The idea of optimising the packing of industrially-produced furniture is not new, particularly when it comes to seating elements. The concept can be traced back to the Austrian cabinetmaker Michael Thonet. His famous No.14 Chair was created in 1859 using a then-new bentwood technique. It could be mass-produced in parts, thus enabling 36 disassembled chairs to be stored in one cubic meter. Pushing the idea further, Gerrit Rietveld’s 1934 Crate Chair was designed using leftover material from wooden crates used for shipping other objects, and was conceived of as a kit for self-assembly. Those ideas led to innumerable variations on the ideas of home assembly and flat-packing.

In 1969 in Milan, Gaetano Pesce imagined a different approach. His iconic UP5 armchair was vacuum-packed to reduce it to one tenth of its final volume. Once the package opened, the chair inflated by itself, taking on its definitive form over the course of a few minutes. This spectacular unwrapping was presented not only as a technical process, but as an artistic happening – an integral part of the owner’s experience. It was made possible by the expansion of a polyurethane foam containing Freon, a gas that was later discovered to be harmful to the ozone layer. In consequence, despite its success and visibility, the product was withdrawn as early as 1979. A new version of the chair, without the expansion experience, was later commercialised.

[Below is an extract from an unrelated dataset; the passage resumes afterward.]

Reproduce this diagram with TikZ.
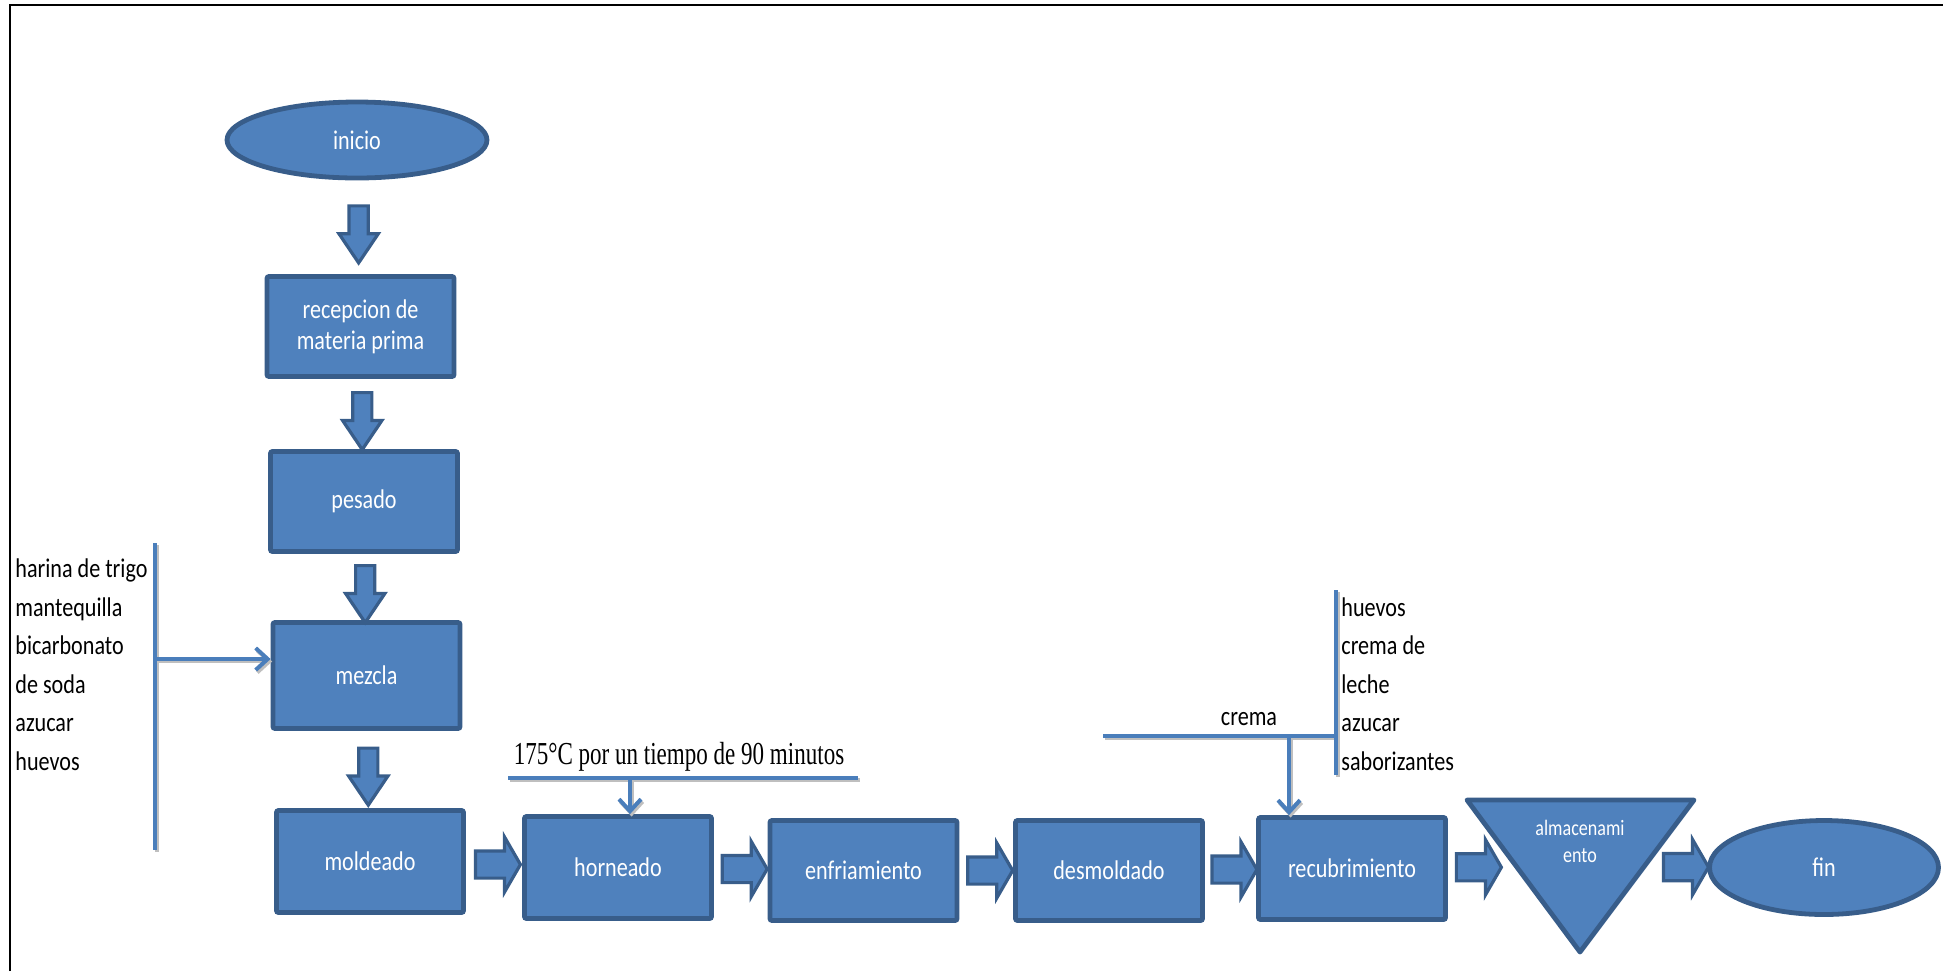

The scene of a lifelike, self-forming UP5 armchair, also known as La Mamma or Big Mama, sparked the imagination of ECAL’s Master Product Design department. It eventually led to a two-year, in-depth research project investigating compressible materials, and what they could bring to furniture design.

March 2023

These are the final results of the experimentation with cellulose sponge. After having tried to create complex seating solutions, such as chairs with back elements, each of the five participating designers came up with a final prototype for a basic stool. The proposed stools offer variations on the principles of cutting and stacking dried sponge plates.

February 2023

Each of the five participating designers proposed an advanced prototype of a cellulose sponge seating element. Based on the previous experimenting and testing phases, they all decided to work on variation in stacking possibilities of different sponge plates.

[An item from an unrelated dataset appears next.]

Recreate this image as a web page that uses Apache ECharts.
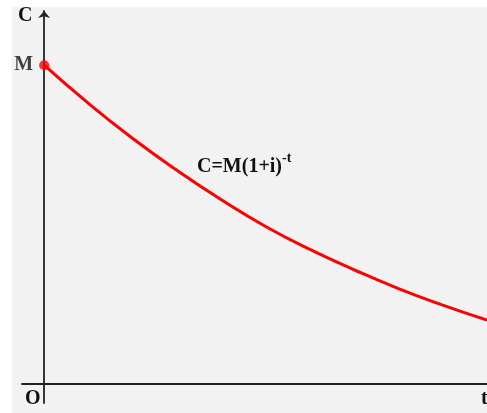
<!DOCTYPE html>
<html>
<head>
<meta charset="utf-8">
<script src="https://cdn.jsdelivr.net/npm/echarts@6/dist/echarts.min.js"></script>
<style>
  html, body { margin: 0; padding: 0; background: #fff; }
  #main { width: 487px; height: 413px; }
</style>
</head>
<body>
<div id="main"></div>
<script>
// time t (abstract units) and value C (M = 100)
var tValues = [0, 1, 2, 3, 4, 5, 6, 7, 8, 9, 10]
var cValues = [100, 88, 77, 67, 57.8, 49.4, 42.2, 35.8, 29.9, 24.7, 20]

var chart = echarts.init(document.getElementById('main'))
var serif = '"Liberation Serif", "DejaVu Serif", serif'

var points = tValues.map(function (t, i) { return [t, cValues[i]] })

chart.setOption({
  backgroundColor: '#ffffff',
  animation: false,
  grid: { left: 22, right: 0, top: 11, bottom: 10 },
  xAxis: {
    type: 'value',
    min: -0.5,
    max: 10,
    axisLine: {
      onZero: true,
      lineStyle: { color: '#222', width: 1.8 }
    },
    axisTick: { show: false },
    axisLabel: { show: false },
    splitLine: { show: false }
  },
  yAxis: {
    type: 'value',
    min: -6,
    max: 117,
    axisLine: {
      show: true,
      onZero: true,
      lineStyle: { color: '#222', width: 1.8 },
      symbol: ['none', 'arrow'],
      symbolSize: [9, 7]
    },
    axisTick: { show: false },
    axisLabel: { show: false },
    splitLine: { show: false }
  },
  graphic: [
    {
      type: 'rect', z: -10, silent: true,
      shape: { x: 12, y: 7, width: 475, height: 406 },
      style: { fill: '#f2f2f2' }
    },
    {
      type: 'text', left: 18, top: 6,
      style: { text: 'C', font: 'bold 20px ' + serif, fill: '#111' }
    },
    {
      type: 'text', left: 25, top: 389,
      style: { text: 'O', font: 'bold 20px ' + serif, fill: '#111' }
    },
    {
      type: 'text', left: 481, top: 389,
      style: { text: 't', font: 'bold 20px ' + serif, fill: '#111' }
    },
    {
      type: 'text', left: 197, top: 151,
      style: {
        text: '{b|C=M(1+i)}{s|-t}',
        rich: {
          b: { font: 'bold 20px ' + serif, fill: '#111', verticalAlign: 'bottom' },
          s: { font: 'bold 14px ' + serif, fill: '#111', verticalAlign: 'top', padding: [0, 0, 12, 0] }
        }
      }
    }
  ],
  series: [
    {
      type: 'line',
      data: points,
      smooth: true,
      symbol: 'none',
      lineStyle: { color: '#ff0000', width: 3 },
      z: 3
    },
    {
      type: 'scatter',
      data: [points[0]],
      symbolSize: 10,
      itemStyle: { color: '#ff0000' },
      label: {
        show: true,
        position: 'left',
        distance: 6,
        formatter: 'M',
        fontFamily: serif,
        fontWeight: 'bold',
        fontSize: 20,
        color: '#111'
      },
      z: 4
    }
  ]
})
</script>
</body>
</html>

Cellulose sponge, November 2022

During two 3 days workshops, the five participating designers (Camille Blin, Christophe Guberan, Anthony Guex, Chris Kabel and Julie Richoz) tried to create a viable proposition for a compressible cellulose sponge seat.

The following scenario was envisioned: a user receives a compressed dried plate. He then moistens it, the object expands into its final shape, and then must be left to dry before finally being ready for use as a seat. With this scenario in mind, the designers worked collectively on different ideas to create prototypes that would present the following qualities: an efficient production process, a design that would facilitate the expansion and minimize the amount of water needed, as well as shortening the drying phase.

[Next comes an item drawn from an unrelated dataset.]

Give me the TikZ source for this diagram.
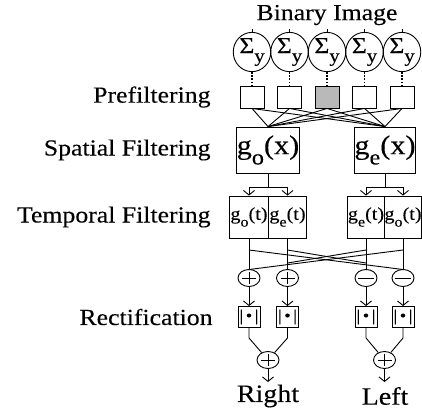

After a lot of experimenting, the most accessible and efficient process was deemed to be working with assembled dried sponge plates. Its striking efficiency was demonstrated by the very first basic cylindrical stool test in the previous phase. 

3 materials, October 2022

Contacts were established with manufacturers of the 3 materials selected during the first experimentation phase (Enkair, cork and cellular sponge). Larger quantities of the 3 materials were obtained for advanced testing and an evaluation of prototype production feasibility.

10 materials, August 2022

The sketches were confronted to reality. Samples of the 10 materials and processes (cork, enkair, spacer fabric, cellulose sponge, granular jamming, latex and castor oil foam. paper, nitinol, auxetic 3D mechanism) that were selected during the previous phase were obtained. During a collaborative workshop, the five participating designers (Camille Blin, Christophe Guberan, Anthony Guex, Chris Kabel and Julie Richoz) were able to physically assess the materials’ qualities, and to test the concepts they had previously laid out. For each of the 10 materials, some specific mechanical properties were also investigated.

Based on the results of the workshop, the designers collectively selected 3 of those materials for more advanced testing and prototyping: cork, enkair and cellulose sponge.

20 materials, December 2021

Five established industrial designers, Camille Blin, Christophe Guberan, Anthony Guex, Chris Kabel and Julie Richoz were tasked with coming up with a concept, crafting at least one constructive idea in the form of a basic sketch for each of the 20 materials selected during the previous phase of the project.

Based on the sketches and discussions the 10 following materials were selected for the next phase, hands on experimentation: cork, enkair, spacer fabric, cellulose sponge, granular jamming, latex and castor oil foam. paper, nitinol, auxetic 3D mechanism.

56 materials, September 2021

The 56 materials that came out as promising during the first phase needed to be more precisely documented. In order to get a better assessment of each of the material’s potential to ultimately be used to create compressible furniture, a cartography of their properties was established, as exhaustive as possible. An “ID card” was created for each material, consisting of an image, a general description, an in-depth description, and an evaluation with respect to the following criteria: compressibility, "sitability", accessibility, environmental impact. These qualities were empirically determined on a scale from 1 to 100 and subsequently represented on a spider diagram, offering a quick overview of these features.

This directory of "ID cards” was used to refine the selection, resulting in a set of 20 materials, deemed the most promising for further experimentation.

150 materials, April 2021

The project’s first phase, aimed at prospecting materials with compressibility related properties. In a one week workshop, led by Anniina Koivu, Christophe Guberan, Camille Blin, the first year Master Product design students during the spring semester 2021 were asked to find as many of those materials as possible, and collect the available information on them. They assembled a catalog of more than 150 materials and mechanisms, ranging from well known natural and industrial products, to very advanced new processes, only developed in scientific labs. They were then tasked to evaluate them on three criterias: compressibility, organicity, and “sitability” (suitability to create a relatively confortable seat).

This evaluation and subsequent classification was done by empirically grading each material on three axes corresponding to the three investigated qualities. The result is a 3D cartography of the different materials and principles, giving an intuitive and rapid assessment of the relevance of their properties for the continuation of the research.

With help of this visual classification the matérials deemed too distant from the main goal (create a compressible piece of furniture) were removed, as well as those presenting too much similarity with one another or really too exotic to be realistically considered. The list was reduced to 56 materials, which were selected for the next phase.